Challenges Facing the Ammonia Fertilizer Market Transition
Despite the powerful tailwinds, the transition of the ammonia fertilizer market to green production faces real challenges. The cost premium of green ammonia over conventionally produced ammonia remains a barrier for many farmers and fertilizer producers operating on thin margins. While the cost gap is narrowing as renewable energy prices fall and electrolyzer manufacturing scales up, achieving full cost parity may still require a decade or more in some markets.
Infrastructure is another challenge. Transitioning existing ammonia production facilities to green hydrogen feedstocks requires significant capital investment and, in some cases, new pipeline or logistics infrastructure to deliver green hydrogen to production sites. Regulatory frameworks for certifying the green credentials of fertilizer products are still developing in many markets, creating uncertainty for producers and buyers seeking to distinguish genuine sustainable products from greenwashing.
The Long-Term Outlook
Looking beyond the near-term challenges, the long-term trajectory of the ammonia fertilizer market is moving decisively toward green production. The combination of falling renewable energy costs, advancing electrolysis technology, tightening carbon regulations, and growing consumer and investor demand for sustainable food supply chains creates a structural economic case for green ammonia that will only strengthen over time.

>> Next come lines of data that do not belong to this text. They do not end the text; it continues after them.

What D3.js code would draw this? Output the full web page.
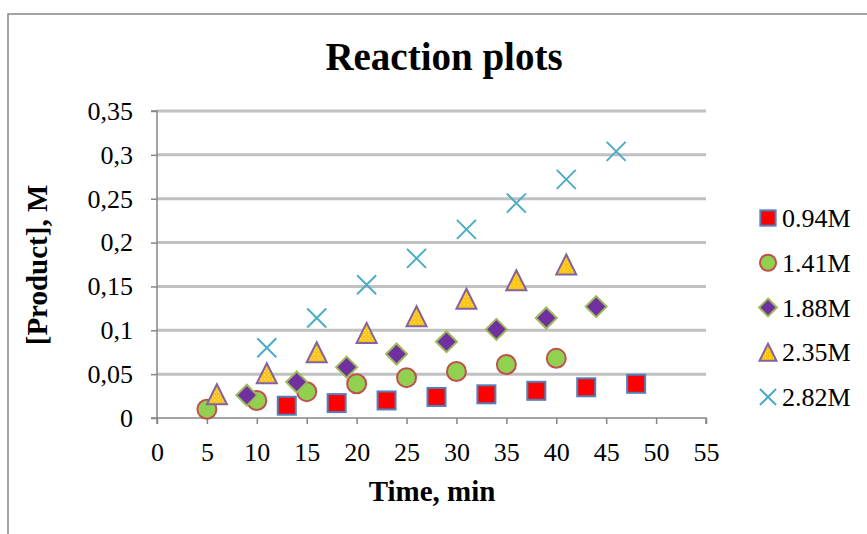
<!DOCTYPE html>
<html>
<head>
<meta charset="utf-8">
<script src="https://cdn.jsdelivr.net/npm/d3@7"></script>
<style>
  html, body { margin: 0; padding: 0; background: #fff; }
  svg { display: block; }
  text { font-family: "Liberation Serif", "Times New Roman", serif; fill: #000; }
</style>
</head>
<body>
<svg id="chart" width="867" height="534"></svg>
<script>
// ---- Data ----
const chartTitle = "Reaction plots";
const xTitle = "Time, min";
const yTitle = "[Product], M";
const seriesNames = ["0.94M", "1.41M", "1.88M", "2.35M", "2.82M"];
const times094 = [13, 18, 23, 28, 33, 38, 43, 48];
const vals094  = [0.014, 0.017, 0.020, 0.024, 0.027, 0.031, 0.035, 0.039];
const times141 = [5, 10, 15, 20, 25, 30, 35, 40];
const vals141  = [0.010, 0.020, 0.030, 0.039, 0.046, 0.053, 0.061, 0.068];
const times188 = [9, 14, 19, 24, 29, 34, 39, 44];
const vals188  = [0.026, 0.041, 0.058, 0.073, 0.087, 0.101, 0.114, 0.127];
const times235 = [6, 11, 16, 21, 26, 31, 36, 41];
const vals235  = [0.027, 0.051, 0.075, 0.097, 0.116, 0.136, 0.157, 0.175];
const times282 = [11, 16, 21, 26, 31, 36, 41, 46];
const vals282  = [0.080, 0.114, 0.152, 0.182, 0.215, 0.245, 0.272, 0.304];
const xTicks = [0, 5, 10, 15, 20, 25, 30, 35, 40, 45, 50, 55];
const yTicks = [0, 0.05, 0.1, 0.15, 0.2, 0.25, 0.3, 0.35];
const yTickLabels = ["0", "0,05", "0,1", "0,15", "0,2", "0,25", "0,3", "0,35"];

const seriesTimes = [times094, times141, times188, times235, times282];
const seriesVals = [vals094, vals141, vals188, vals235, vals282];
const series = seriesNames.map((name, i) => ({
  name, shape: i,
  points: seriesTimes[i].map((t, j) => ({ t, v: seriesVals[i][j] }))
}));

// ---- Layout ----
const svg = d3.select("#chart");
const plot = { left: 157, right: 706, top: 111, bottom: 418 };
const x = d3.scaleLinear().domain([0, 55]).range([plot.left, plot.right]);
const y = d3.scaleLinear().domain([0, 0.35]).range([plot.bottom, plot.top]);

// defs: dotted pattern for triangles
const defs = svg.append("defs");
const pat = defs.append("pattern").attr("id", "dots")
  .attr("patternUnits", "userSpaceOnUse").attr("width", 4).attr("height", 4);
pat.append("rect").attr("width", 4).attr("height", 4).attr("fill", "#ffc000");
pat.append("rect").attr("x", 1).attr("y", 1).attr("width", 1.3).attr("height", 1.3).attr("fill", "#fff8dc");
pat.append("rect").attr("x", 3).attr("y", 3).attr("width", 1).attr("height", 1).attr("fill", "#ffe59a");

svg.append("rect").attr("width", 867).attr("height", 534).attr("fill", "#fff");
// chart border (extends beyond the window)
svg.append("rect").attr("x", 8).attr("y", 14).attr("width", 900).attr("height", 600)
  .attr("fill", "none").attr("stroke", "#878787").attr("stroke-width", 1.5);

// gridlines
svg.append("g").selectAll("line").data(yTicks.filter(d => d > 0)).join("line")
  .attr("x1", plot.left).attr("x2", plot.right)
  .attr("y1", d => y(d)).attr("y2", d => y(d))
  .attr("stroke", "#c0c0c0").attr("stroke-width", 3);

// axes
const axisColor = "#868686";
const xAxis = svg.append("g").attr("transform", `translate(0,${plot.bottom})`)
  .call(d3.axisBottom(x).tickValues(xTicks).tickSize(6).tickPadding(19).tickFormat(d3.format("d")));
const yAxis = svg.append("g").attr("transform", `translate(${plot.left},0)`)
  .call(d3.axisLeft(y).tickValues(yTicks).tickSize(6).tickPadding(18).tickFormat((d, i) => yTickLabels[i]));
[xAxis, yAxis].forEach(g => {
  g.select(".domain").attr("stroke", axisColor).attr("stroke-width", 1.5);
  g.selectAll(".tick line").attr("stroke", axisColor).attr("stroke-width", 1.5);
  g.selectAll(".tick text").attr("font-family", "Liberation Serif").attr("font-size", 26).attr("fill", "#000");
});
xAxis.select(".domain").attr("d", `M${plot.left},6V0H${plot.right}V6`);
yAxis.select(".domain").attr("d", `M-6,${plot.top}H0V${plot.bottom}H-6`);

// marker drawing
function drawMarker(g, shape, s) {
  if (shape === 0) {
    g.append("rect").attr("x", -9 * s).attr("y", -9 * s).attr("width", 18 * s).attr("height", 18 * s)
      .attr("fill", "#ff0000").attr("stroke", "#4f81bd").attr("stroke-width", 2);
  } else if (shape === 1) {
    g.append("circle").attr("r", 9.5 * s)
      .attr("fill", "#92d050").attr("stroke", "#c0504d").attr("stroke-width", 2);
  } else if (shape === 2) {
    const r = 10.5 * s;
    g.append("path").attr("d", `M0,${-r}L${r},0L0,${r}L${-r},0Z`)
      .attr("fill", "#7030a0").attr("stroke", "#9bbb59").attr("stroke-width", 2);
  } else if (shape === 3) {
    const w = 10 * s, h = 10 * s;
    g.append("path").attr("d", `M0,${-h}L${w},${h}L${-w},${h}Z`)
      .attr("fill", "url(#dots)").attr("stroke", "#8064a2").attr("stroke-width", 2)
      .attr("stroke-linejoin", "miter");
  } else {
    const r = 9.5 * s;
    g.append("path").attr("d", `M${-r},${-r}L${r},${r}M${-r},${r}L${r},${-r}`)
      .attr("fill", "none").attr("stroke", "#4bacc6").attr("stroke-width", 2);
  }
}

// data points
series.forEach(sr => {
  const g = svg.append("g");
  sr.points.forEach(p => {
    const m = g.append("g").attr("transform", `translate(${x(p.t)},${y(p.v)})`);
    drawMarker(m, sr.shape, 1);
  });
});

// legend
const legendY = d3.scalePoint().domain(seriesNames).range([218, 397]);
series.forEach(sr => {
  const g = svg.append("g").attr("transform", `translate(768,${legendY(sr.name)})`);
  drawMarker(g, sr.shape, 0.85);
  g.append("text").attr("x", 14).attr("y", 0).attr("dy", "0.35em")
    .attr("font-size", 26).text(sr.name);
});

// titles
svg.append("text").attr("x", 444).attr("y", 70).attr("text-anchor", "middle")
  .attr("font-size", 39).attr("font-weight", "bold").text(chartTitle);
svg.append("text").attr("x", 432).attr("y", 501).attr("text-anchor", "middle")
  .attr("font-size", 29).attr("font-weight", "bold").text(xTitle);
svg.append("text").attr("transform", "translate(37,265) rotate(-90)")
  .attr("text-anchor", "middle").attr("dy", "0.35em")
  .attr("font-size", 29).attr("font-weight", "bold").text(yTitle);
</script>
</body>
</html>
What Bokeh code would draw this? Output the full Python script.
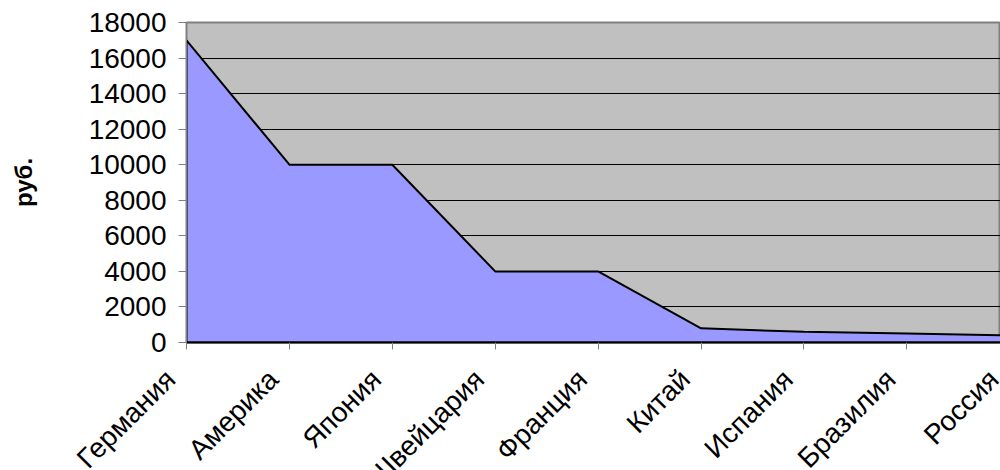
from bokeh.plotting import figure
from bokeh.models import Range1d, FixedTicker
from bokeh.core.properties import value
from bokeh.embed import file_html
from bokeh.resources import INLINE
import math

countries = ["Германия", "Америка", "Япония", "Швейцария", "Франция",
             "Китай", "Испания", "Бразилия", "Россия"]
prices = [17000, 10000, 10000, 4000, 4000, 800, 600, 500, 400]
y_ticks = list(range(0, 18001, 2000))

FONT = "Liberation Sans"

xs = list(range(len(countries)))

LEFT = 186          # width of the value-axis panel, px
PLOT_W = 814        # width of the plotting frame, px
X_END = 7.91        # last visible category position
px_per_unit = PLOT_W / X_END

p = figure(width=1000, height=362, output_backend="svg", toolbar_location=None,
           x_range=Range1d(0, X_END), y_range=Range1d(0, 18000),
           min_border_left=LEFT, min_border_right=0, min_border_top=22,
           min_border_bottom=20)

p.background_fill_color = "#C0C0C0"
p.border_fill_color = "white"
p.outline_line_color = "#808080"
p.outline_line_width = 2

# filled area under the price curve, outlined in black
p.patch([xs[0]] + xs + [xs[-1]], [0] + prices + [0],
        fill_color="#9999FF", line_color="black", line_width=2)

# horizontal grid
p.xgrid.visible = False
p.ygrid.grid_line_color = "black"
p.ygrid.grid_line_width = 1
p.ygrid.level = "underlay"

# value axis
p.yaxis.ticker = FixedTicker(ticks=y_ticks)
p.yaxis.axis_label = "руб."
p.yaxis.axis_label_text_font = FONT
p.yaxis.axis_label_text_font_style = "bold"
p.yaxis.axis_label_text_font_size = "24px"
p.yaxis.axis_label_text_color = "black"
p.yaxis.axis_label_standoff = 49
p.yaxis.major_label_text_font = FONT
p.yaxis.major_label_text_font_size = "28px"
p.yaxis.major_label_text_color = "black"
p.yaxis.major_label_standoff = 12
p.yaxis.axis_line_color = "#808080"
p.yaxis.major_tick_line_color = "#808080"
p.yaxis.major_tick_out = 8
p.yaxis.major_tick_in = 0
p.yaxis.minor_tick_line_color = None

# category axis: tick marks only, names go in the strip below
p.xaxis.ticker = FixedTicker(ticks=xs)
p.xaxis.major_label_overrides = {i: "" for i in xs}
p.xaxis.major_label_text_font_size = "0px"
p.xaxis.major_label_standoff = 0
p.xaxis.axis_line_color = "black"
p.xaxis.axis_line_width = 2
p.xaxis.major_tick_line_color = "#808080"
p.xaxis.major_tick_out = 7
p.xaxis.major_tick_in = 0
p.xaxis.minor_tick_line_color = None

# strip with slanted country names; its frame spans the full width, with the
# same px-per-category scale as the chart above
names = figure(width=1000, height=108, output_backend="svg", toolbar_location=None,
               x_range=Range1d(-LEFT / px_per_unit, X_END), y_range=Range1d(-1, 0),
               x_axis_type=None, y_axis_type=None,
               min_border_left=0, min_border_right=0, min_border_top=0,
               min_border_bottom=0)
names.outline_line_color = None
names.background_fill_color = "white"
names.border_fill_color = "white"
names.xgrid.visible = False
names.ygrid.visible = False
names.text(x=xs, y=[0] * len(xs), text=countries,
           angle=math.pi / 4, text_align="right", text_baseline="middle",
           x_offset=-16, y_offset=12,
           text_font=value(FONT), text_font_size="28px", text_color="black")

# two independent roots stacked on the page
open("out.html", "w").write(file_html([p, names], INLINE))
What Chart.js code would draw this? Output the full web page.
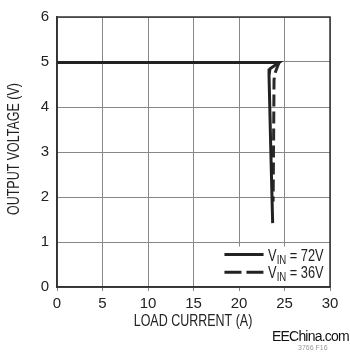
<!DOCTYPE html>
<html><head><meta charset="utf-8">
<script src="https://cdn.jsdelivr.net/npm/chart.js@4/dist/chart.umd.min.js"></script>
<style>
html,body{margin:0;padding:0;background:#fff;}
#wrap{position:relative;width:350px;height:354px;}
#wm{position:absolute;left:272px;top:328px;white-space:nowrap;font:14px "Liberation Sans",Arial,sans-serif;color:#111;letter-spacing:-0.8px;}
#fig{position:absolute;left:298px;top:344px;white-space:nowrap;font:7px "Liberation Sans",Arial,sans-serif;color:#999;}
</style></head><body>
<div id="wrap"><canvas id="c" width="350" height="354"></canvas>
<div id="wm">EEChina.com</div><div id="fig">3766 F16</div></div>
<script>
const xTicks = [0,5,10,15,20,25,30];
const yTicks = [0,1,2,3,4,5,6];
const vin72X = [0, 24.4, 23.4, 23.3, 23.5, 23.7];
const vin72Y = [4.99, 4.99, 4.85, 4.7, 3.0, 1.42];
const vin36X = [0, 24.4, 23.95, 23.85, 23.8, 23.75];
const vin36Y = [4.99, 4.99, 4.75, 4.6, 3.2, 1.9];
const legendLabels = [["V","IN"," = 72V"],["V","IN"," = 36V"]];
const xTitle = 'LOAD CURRENT (A)';
const yTitle = 'OUTPUT VOLTAGE (V)';
const FONT = '"Liberation Sans",Arial,sans-serif';
const toPts = (xs, ys) => xs.map((x,i)=>({x, y: ys[i]}));

function condText(ctx, text, x, y, size, align, sq) {
  sq = sq || 0.8;
  ctx.save();
  ctx.font = size + 'px ' + FONT;
  ctx.textAlign = align || 'left';
  ctx.translate(x, y);
  ctx.scale(sq, 1);
  ctx.fillText(text, 0, 0);
  const w = ctx.measureText(text).width * sq;
  ctx.restore();
  return w;
}

const frameLegend = {
  id:'frameLegend',
  afterDraw(chart){
    const ctx = chart.ctx, a = chart.chartArea;
    const xs = chart.scales.x, ys = chart.scales.y;
    ctx.save();
    const bx = xs.getPixelForValue(17.3), by = ys.getPixelForValue(0.9);
    ctx.fillStyle = '#fff';
    ctx.fillRect(bx, by, a.right - bx - 1, a.bottom - by - 1);
    ctx.strokeStyle = '#333'; ctx.lineWidth = 1.5;
    ctx.strokeRect(a.left, a.top, a.right - a.left, a.bottom - a.top);
    const lx0 = xs.getPixelForValue(18.4), lx1 = xs.getPixelForValue(22.7);
    const rows = [ys.getPixelForValue(0.72), ys.getPixelForValue(0.33)];
    ctx.strokeStyle = '#222'; ctx.lineWidth = 3;
    ctx.fillStyle = '#222'; ctx.textBaseline = 'alphabetic';
    rows.forEach((ry, i) => {
      ctx.beginPath();
      ctx.setLineDash(i === 0 ? [] : [17, 5]);
      ctx.moveTo(lx0, ry); ctx.lineTo(lx1, ry); ctx.stroke();
      ctx.setLineDash([]);
      const [b, sub, rest] = legendLabels[i];
      let tx = xs.getPixelForValue(23.2);
      tx += condText(ctx, b, tx, ry + 6, 16);
      tx += condText(ctx, sub, tx, ry + 9, 12);
      condText(ctx, rest, tx, ry + 6, 16);
    });
    ctx.textBaseline = 'middle';
    condText(ctx, xTitle, 193, 322, 16, 'center', 0.78);
    ctx.save();
    ctx.translate(15, 149);
    ctx.rotate(-Math.PI / 2);
    condText(ctx, yTitle, 0, 0, 16, 'center', 0.78);
    ctx.restore();
    ctx.restore();
  }
};

new Chart(document.getElementById('c'), {
  type: 'line',
  data: { datasets: [
    { label: 'VIN = 36V', data: toPts(vin36X, vin36Y), borderColor: '#2a2a2a', borderWidth: 3, borderDash: [12, 5], pointRadius: 0, tension: 0, fill: false, order: 2 },
    { label: 'VIN = 72V', data: toPts(vin72X, vin72Y), borderColor: '#222', borderWidth: 3, pointRadius: 0, tension: 0, fill: false, order: 1 }
  ]},
  options: {
    responsive: false, animation: false,
    layout: { padding: { top: 13, right: 20, bottom: 20, left: 0 } },
    plugins: { legend: { display: false }, tooltip: { enabled: false } },
    scales: {
      x: { type: 'linear', min: 0, max: 30,
        afterBuildTicks: s => { s.ticks = xTicks.map(v => ({value: v})); },
        afterFit: s => { s.height = 47; },
        ticks: { color: '#222', font: { family: FONT, size: 15 }, padding: 4 },
        grid: { color: '#888', lineWidth: 1, tickLength: 4 },
        border: { color: '#333', width: 1.5 },
        title: { display: false }
      },
      y: { type: 'linear', min: 0, max: 6,
        afterBuildTicks: s => { s.ticks = yTicks.map(v => ({value: v})); },
        afterFit: s => { s.width = 57; },
        ticks: { color: '#222', font: { family: FONT, size: 15 }, padding: 8 },
        grid: { color: '#888', lineWidth: 1, tickLength: 0 },
        border: { color: '#333', width: 1.5 },
        title: { display: false }
      }
    }
  },
  plugins: [frameLegend, { id:'bg', beforeDraw(c){ const x=c.ctx; x.save(); x.fillStyle='#fff'; x.fillRect(0,0,c.width,c.height); x.restore(); } }]
});
</script>
</body></html>
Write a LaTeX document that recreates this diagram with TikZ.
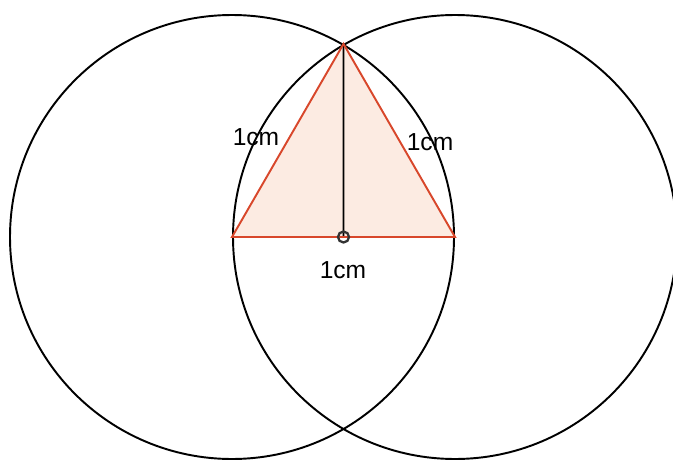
\documentclass[tikz,border=0pt]{standalone}
\usepackage{fontspec}
\setmainfont{Liberation Sans}
\usetikzlibrary{calc}
\definecolor{edge}{HTML}{D8472B}
\definecolor{peach}{HTML}{FCEBE2}
\tikzset{
  ring/.style={draw=black, line width=1.1pt},
  side/.style={draw=edge, line width=1.1pt},
  drop/.style={draw=black, line width=1.1pt},
  dot/.style={draw=black!80, line width=1.3pt, fill=none},
  len/.style={font=\fontsize{14}{16}\selectfont, inner sep=1pt}
}
\begin{document}
\begin{tikzpicture}
\useasboundingbox (0,0) rectangle (13.46,9.2);
\coordinate (A) at (4.64,4.46);
\coordinate (B) at (9.10,4.46);
\coordinate (C) at ($(A)!1!60:(B)$);
\coordinate (M) at ($(A)!0.5!(B)$);
% circles of radius AB
\draw[ring] (A) circle (4.44);
\draw[ring] (B) circle (4.44);
% equilateral triangle
\fill[peach] (A) -- (B) -- (C) -- cycle;
\draw[drop] (C) -- (M);
\draw[side] (A) -- (B) -- (C) -- cycle;
\draw[dot] (M) circle (0.11);
\node[len] (lab) at (5.12,6.46) {1cm};
\node[len] (lbc) at (8.60,6.36) {1cm};
\node[len] (lab2) at (6.86,3.80) {1cm};
\end{tikzpicture}
\end{document}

The Green Ammonia Market's projected growth from USD 515.28 million in 2025 to USD 48,983.77 million by 2034 reflects an industry in the early stages of a fundamental transformation. For farmers, fertilizer manufacturers, agrochemical companies, and food producers, understanding and positioning for this transition is not merely a sustainability exercise it is a strategic imperative for long-term competitiveness in a world increasingly priced for carbon.
Conclusion
The ammonia fertilizer market is one of the most important arenas in which the broader clean energy transition will play out. Ammonia feeds the world, and greening ammonia production is essential to ensuring that feeding the world does not cost the earth. The rapid growth of the Green Ammonia Market, fueled in large part by fertilizer sector demand, is evidence that this transition is not only possible but is already underway. Companies and nations that invest in green ammonia infrastructure and supply chains today are positioning themselves at the forefront of the sustainable agriculture economy of tomorrow.